“Street Fighter 3: Third Strike” is the black sheep of the family. Released to dying arcades and the Dreamcast console over ten years ago, it failed to reel in the masses, but slowly became a cult hit. Now that “Street Fighter 4” has made “shoryuken” a household word again, Capcom hopes that a re-release of their forgotten classic will find the audience it missed the first time around. While it may not be as laden with nostalgia as “Street Fighter 2” or as flashy as the newer games, it’s easy to see why people are still playing it today.
“Street Fighter 3” stunned the arcade scene when it debuted featuring only a few returning characters. Many fans never got over this shock and dismissed the game, which is a shame. “Third Strike” features a total of twenty playable characters, each bursting with as much personality and charm as the original cast. Story has never been the primary concern for this series, and “Third Strike” does little to break the mold. Brief and often silly endings and the occasional pre-match banter is the only means of conveying plot. However, in this case, no plot does not necessarily mean no story.
Each warrior has a vivid personality made clear by great voice acting and the incredible hand-drawn animation of the Capcom artists.
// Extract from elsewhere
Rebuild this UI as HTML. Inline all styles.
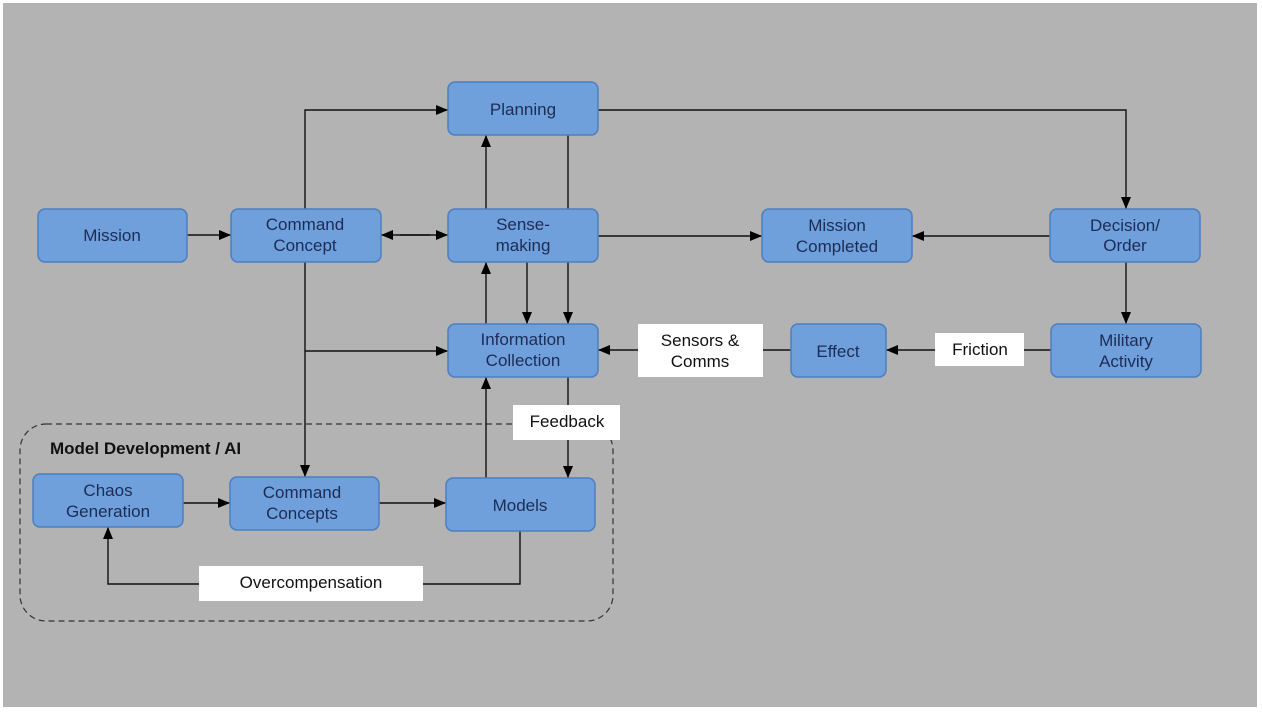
<!DOCTYPE html>
<html><head><meta charset="utf-8"><style>
html,body{margin:0;padding:0;background:#fff;}
svg{display:block;}
.b{fill:#6fa0dc;stroke:#4d7fc0;stroke-width:1.5;}
.t{font-family:"Liberation Sans",sans-serif;font-size:17px;fill:#1c2c55;text-anchor:middle;}
.w{fill:#fff;}
.l{font-family:"Liberation Sans",sans-serif;font-size:17px;fill:#111;text-anchor:middle;}
.c{stroke:#111;stroke-width:1.4;fill:none;}
</style></head><body>
<svg width="1262" height="713" viewBox="0 0 1262 713" xmlns="http://www.w3.org/2000/svg">
<defs><marker id="a" markerWidth="12" markerHeight="10" refX="12" refY="5" orient="auto" markerUnits="userSpaceOnUse"><path d="M0,0 L12,5 L0,10 z" fill="#000"/></marker></defs>
<rect x="3" y="3" width="1254" height="704" fill="#b3b3b3"/>
<rect x="20" y="424" width="593" height="197" rx="26" fill="none" stroke="#333" stroke-width="1.2" stroke-dasharray="6,4"/>
<text x="50" y="454" font-family="Liberation Sans,sans-serif" font-size="17" font-weight="bold" fill="#111">Model Development / AI</text>
<!-- connectors -->
<g class="c" marker-end="url(#a)">
<path d="M187 235 H231"/>
<path d="M305 209 V110 H448"/>
<path d="M486 209 V135"/>
<path d="M598 110 H1126 V209"/>
<path d="M598 236 H762"/>
<path d="M1050 236 H912"/>
<path d="M1126 262 V324"/>
<path d="M1051 350 H886"/>
<path d="M791 350 H598"/>
<path d="M527 262 V324"/>
<path d="M568 262 V324"/>
<path d="M486 324 V262"/>
<path d="M305 262 V477"/>
<path d="M305 351 H448"/>
<path d="M568 377 V478"/>
<path d="M486 478 V377"/>
<path d="M183 503 H230"/>
<path d="M379 503 H446"/>
<path d="M520 531 V584 H108 V527"/>
</g>
<path class="c" d="M568 135 V209"/>
<path class="c" d="M400 235 H448" marker-end="url(#a)"/>
<path class="c" d="M430 235 H381" marker-end="url(#a)"/>
<!-- boxes -->
<rect class="b" x="38" y="209" width="149" height="53" rx="7"/><text class="t" x="112" y="241">Mission</text>
<rect class="b" x="231" y="209" width="150" height="53" rx="7"/><text class="t" x="305" y="230">Command</text><text class="t" x="305" y="251">Concept</text>
<rect class="b" x="448" y="82" width="150" height="53" rx="7"/><text class="t" x="523" y="115">Planning</text>
<rect class="b" x="448" y="209" width="150" height="53" rx="7"/><text class="t" x="523" y="230">Sense-</text><text class="t" x="523" y="251">making</text>
<rect class="b" x="762" y="209" width="150" height="53" rx="7"/><text class="t" x="837" y="231">Mission</text><text class="t" x="837" y="252">Completed</text>
<rect class="b" x="1050" y="209" width="150" height="53" rx="7"/><text class="t" x="1125" y="231">Decision/</text><text class="t" x="1125" y="251">Order</text>
<rect class="b" x="448" y="324" width="150" height="53" rx="7"/><text class="t" x="523" y="345">Information</text><text class="t" x="523" y="366">Collection</text>
<rect class="b" x="791" y="324" width="95" height="53" rx="7"/><text class="t" x="838" y="357">Effect</text>
<rect class="b" x="1051" y="324" width="150" height="53" rx="7"/><text class="t" x="1126" y="346">Military</text><text class="t" x="1126" y="367">Activity</text>
<rect class="b" x="33" y="474" width="150" height="53" rx="7"/><text class="t" x="108" y="496">Chaos</text><text class="t" x="108" y="517">Generation</text>
<rect class="b" x="230" y="477" width="149" height="53" rx="7"/><text class="t" x="302" y="498">Command</text><text class="t" x="302" y="519">Concepts</text>
<rect class="b" x="446" y="478" width="149" height="53" rx="7"/><text class="t" x="520" y="511">Models</text>
<!-- labels -->
<rect class="w" x="638" y="324" width="125" height="53"/><text class="l" x="700" y="346">Sensors &amp;</text><text class="l" x="700" y="367">Comms</text>
<rect class="w" x="935" y="333" width="89" height="33"/><text class="l" x="980" y="355">Friction</text>
<rect class="w" x="513" y="405" width="107" height="35"/><text class="l" x="567" y="427">Feedback</text>
<rect class="w" x="199" y="566" width="224" height="35"/><text class="l" x="311" y="588">Overcompensation</text>
</svg>
</body></html>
The English boxer Dudley rolls up to the match in a classic Jaguar, tugs on his suspenders and tosses roses like a true gentleman. Makoto, the tomboyish karate girl, lets out a raspy shout every time she headbutts an opponent. She can actually get so angry that she turns bright red, sacrificing all defense for pure power. Simply put, each character tells a story through the way they fight. It’s a perfect example of conveying story through action, not exposition.
If the lack of classic characters like Guile or Blanka got the fans steaming, the dramatic new gameplay features didn’t help either. Fireballs, shoryukens, and super combos have all returned, but with a lot of changes. Before each match, you must choose which super combo to bring into battle. This choice is very important because depending on whom you’re fighting against, it could be the difference between victory and defeat. In addition to blocking attacks normally, you can also “parry” any attack by pressing forward at the exact moment of impact. This technique is risky and requires a lot of practice to perfect, but it can result in stunning comebacks from the verge of defeat. To be honest, 90% of players will never learn to use this feature to its fullest, which is too bad, because parrying a full super combo in a match always makes you feel like a rock star.
This game has a learn-to-swim-by-jumping-in-the-deep-end approach, which is sure to disturb gamers weaned on modern games designed to hold the player’s hand at all times. There are a handful of combo trials in the game for each character, but most of them are useless in a real match. It’s a missed opportunity to teach new players how to get the most out of the game. The only way to learn what the heck you’re doing is to head to one of the many websites devoted to fighting games, such as Shoryuken.com, or watch YouTube videos of top players.
The re-release jams in as many new features as can be expected for a mere $15 price tag. There are combo trials, parry trials, unlockable concept art, and unlockable remixed music. Unfortunately, most of these new tunes completely fail to live up to the highly esteemed original soundtrack. Fantastic netcode allows players to battle each other all over the world with minimal lag, especially compared to the recent “Street Fighter” and “Mortal Kombat” games. Matches can be recorded and uploaded directly to YouTube as well for bragging or educational purposes.
“Third Strike” features the best-animated, hand-drawn sprites of all time. Elena, the African fighter who relies solely on spinning kicks during combat, has over 1,000 frames of animation--each hand drawn. The backgrounds are also colorful extensions of the characters who inhabit them. For instance, Hugo, a giant German wrestler, fights in a room decorated by wrestling trophies and wooden toys, which bounce every time he slams you to the ground. Simply put, the game is gorgeous, and the price of admission is well worth it if only to see Capcom’s 2-D artists at their prime.
“Street Fighter 3” is the perfect game for fighters who are bored with “Street Fighter 4” and find “Marvel vs. Capcom” too hectic. It’s got a learning curve steeper than Everest, but if you’re willing to put in a lot of work to learn all the ins and outs of the game, you’ll be rewarded with one of the deepest fighting games of all time.